:: DATA SHOWN
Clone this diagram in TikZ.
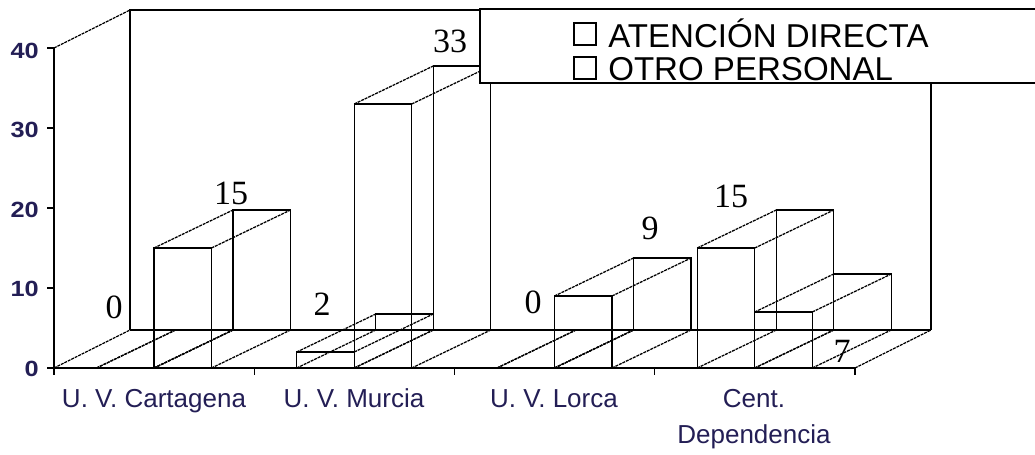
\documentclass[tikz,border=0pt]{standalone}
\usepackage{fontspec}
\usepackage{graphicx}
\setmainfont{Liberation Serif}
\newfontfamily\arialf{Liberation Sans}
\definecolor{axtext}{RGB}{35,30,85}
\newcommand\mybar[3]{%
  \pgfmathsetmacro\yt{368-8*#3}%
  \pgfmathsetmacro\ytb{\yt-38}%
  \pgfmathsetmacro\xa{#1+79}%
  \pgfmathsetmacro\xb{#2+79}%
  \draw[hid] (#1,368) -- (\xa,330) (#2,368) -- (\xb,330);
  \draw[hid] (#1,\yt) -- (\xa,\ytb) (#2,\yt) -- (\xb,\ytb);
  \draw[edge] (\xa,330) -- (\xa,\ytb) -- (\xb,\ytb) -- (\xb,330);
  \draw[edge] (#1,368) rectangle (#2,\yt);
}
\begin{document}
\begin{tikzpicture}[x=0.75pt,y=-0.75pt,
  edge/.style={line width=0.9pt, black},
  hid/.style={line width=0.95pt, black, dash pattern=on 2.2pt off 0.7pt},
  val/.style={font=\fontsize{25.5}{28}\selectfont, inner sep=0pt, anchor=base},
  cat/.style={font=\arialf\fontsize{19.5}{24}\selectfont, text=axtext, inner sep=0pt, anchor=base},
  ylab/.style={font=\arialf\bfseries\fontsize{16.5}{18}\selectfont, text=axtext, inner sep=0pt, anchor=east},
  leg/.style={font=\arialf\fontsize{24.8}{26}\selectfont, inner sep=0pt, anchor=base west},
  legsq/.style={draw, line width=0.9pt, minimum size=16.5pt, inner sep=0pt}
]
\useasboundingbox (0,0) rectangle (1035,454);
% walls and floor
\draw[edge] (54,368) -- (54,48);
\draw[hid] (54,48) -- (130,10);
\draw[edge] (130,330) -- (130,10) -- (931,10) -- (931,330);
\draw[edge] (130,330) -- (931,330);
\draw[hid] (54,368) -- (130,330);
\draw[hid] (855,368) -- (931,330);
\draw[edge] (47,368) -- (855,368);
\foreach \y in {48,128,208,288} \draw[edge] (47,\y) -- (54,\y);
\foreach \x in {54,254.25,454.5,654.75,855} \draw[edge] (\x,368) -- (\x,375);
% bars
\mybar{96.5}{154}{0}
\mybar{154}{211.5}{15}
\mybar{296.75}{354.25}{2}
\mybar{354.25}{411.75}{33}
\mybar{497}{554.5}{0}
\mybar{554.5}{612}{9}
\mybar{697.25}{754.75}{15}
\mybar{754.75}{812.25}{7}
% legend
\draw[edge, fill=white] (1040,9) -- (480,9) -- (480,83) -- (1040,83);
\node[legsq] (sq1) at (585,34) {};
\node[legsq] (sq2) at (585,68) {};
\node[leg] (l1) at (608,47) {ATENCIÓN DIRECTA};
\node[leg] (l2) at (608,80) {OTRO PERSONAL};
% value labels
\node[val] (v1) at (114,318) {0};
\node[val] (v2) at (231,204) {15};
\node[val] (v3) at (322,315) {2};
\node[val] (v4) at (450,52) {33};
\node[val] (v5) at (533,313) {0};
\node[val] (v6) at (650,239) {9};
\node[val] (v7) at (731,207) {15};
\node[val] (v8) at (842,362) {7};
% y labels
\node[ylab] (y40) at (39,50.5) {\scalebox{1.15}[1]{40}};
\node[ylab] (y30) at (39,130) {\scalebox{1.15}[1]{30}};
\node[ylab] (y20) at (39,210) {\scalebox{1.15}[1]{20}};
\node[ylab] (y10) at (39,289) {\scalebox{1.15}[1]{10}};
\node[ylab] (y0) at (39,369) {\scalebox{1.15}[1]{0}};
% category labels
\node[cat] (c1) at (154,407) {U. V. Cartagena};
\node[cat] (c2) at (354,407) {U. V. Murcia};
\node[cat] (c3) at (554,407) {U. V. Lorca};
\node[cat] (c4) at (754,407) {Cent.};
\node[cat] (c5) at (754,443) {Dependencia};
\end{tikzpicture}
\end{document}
::::
SET PROBLEM → Make an exact copy of the data, leaving its pictures out.

WRITTEN ANSWER →
Clone this diagram in TikZ.
\documentclass[tikz,border=0pt]{standalone}
\usepackage{fontspec}
\usepackage{graphicx}
\setmainfont{Liberation Serif}
\newfontfamily\arialf{Liberation Sans}
\definecolor{axtext}{RGB}{35,30,85}
\newcommand\mybar[3]{%
  \pgfmathsetmacro\yt{368-8*#3}%
  \pgfmathsetmacro\ytb{\yt-38}%
  \pgfmathsetmacro\xa{#1+79}%
  \pgfmathsetmacro\xb{#2+79}%
  \draw[hid] (#1,368) -- (\xa,330) (#2,368) -- (\xb,330);
  \draw[hid] (#1,\yt) -- (\xa,\ytb) (#2,\yt) -- (\xb,\ytb);
  \draw[edge] (\xa,330) -- (\xa,\ytb) -- (\xb,\ytb) -- (\xb,330);
  \draw[edge] (#1,368) rectangle (#2,\yt);
}
\begin{document}
\begin{tikzpicture}[x=0.75pt,y=-0.75pt,
  edge/.style={line width=0.9pt, black},
  hid/.style={line width=0.95pt, black, dash pattern=on 2.2pt off 0.7pt},
  val/.style={font=\fontsize{25.5}{28}\selectfont, inner sep=0pt, anchor=base},
  cat/.style={font=\arialf\fontsize{19.5}{24}\selectfont, text=axtext, inner sep=0pt, anchor=base},
  ylab/.style={font=\arialf\bfseries\fontsize{16.5}{18}\selectfont, text=axtext, inner sep=0pt, anchor=east},
  leg/.style={font=\arialf\fontsize{24.8}{26}\selectfont, inner sep=0pt, anchor=base west},
  legsq/.style={draw, line width=0.9pt, minimum size=16.5pt, inner sep=0pt}
]
\useasboundingbox (0,0) rectangle (1035,454);
% walls and floor
\draw[edge] (54,368) -- (54,48);
\draw[hid] (54,48) -- (130,10);
\draw[edge] (130,330) -- (130,10) -- (931,10) -- (931,330);
\draw[edge] (130,330) -- (931,330);
\draw[hid] (54,368) -- (130,330);
\draw[hid] (855,368) -- (931,330);
\draw[edge] (47,368) -- (855,368);
\foreach \y in {48,128,208,288} \draw[edge] (47,\y) -- (54,\y);
\foreach \x in {54,254.25,454.5,654.75,855} \draw[edge] (\x,368) -- (\x,375);
% bars
\mybar{96.5}{154}{0}
\mybar{154}{211.5}{15}
\mybar{296.75}{354.25}{2}
\mybar{354.25}{411.75}{33}
\mybar{497}{554.5}{0}
\mybar{554.5}{612}{9}
\mybar{697.25}{754.75}{15}
\mybar{754.75}{812.25}{7}
% legend
\draw[edge, fill=white] (1040,9) -- (480,9) -- (480,83) -- (1040,83);
\node[legsq] (sq1) at (585,34) {};
\node[legsq] (sq2) at (585,68) {};
\node[leg] (l1) at (608,47) {ATENCIÓN DIRECTA};
\node[leg] (l2) at (608,80) {OTRO PERSONAL};
% value labels
\node[val] (v1) at (114,318) {0};
\node[val] (v2) at (231,204) {15};
\node[val] (v3) at (322,315) {2};
\node[val] (v4) at (450,52) {33};
\node[val] (v5) at (533,313) {0};
\node[val] (v6) at (650,239) {9};
\node[val] (v7) at (731,207) {15};
\node[val] (v8) at (842,362) {7};
% y labels
\node[ylab] (y40) at (39,50.5) {\scalebox{1.15}[1]{40}};
\node[ylab] (y30) at (39,130) {\scalebox{1.15}[1]{30}};
\node[ylab] (y20) at (39,210) {\scalebox{1.15}[1]{20}};
\node[ylab] (y10) at (39,289) {\scalebox{1.15}[1]{10}};
\node[ylab] (y0) at (39,369) {\scalebox{1.15}[1]{0}};
% category labels
\node[cat] (c1) at (154,407) {U. V. Cartagena};
\node[cat] (c2) at (354,407) {U. V. Murcia};
\node[cat] (c3) at (554,407) {U. V. Lorca};
\node[cat] (c4) at (754,407) {Cent.};
\node[cat] (c5) at (754,443) {Dependencia};
\end{tikzpicture}
\end{document}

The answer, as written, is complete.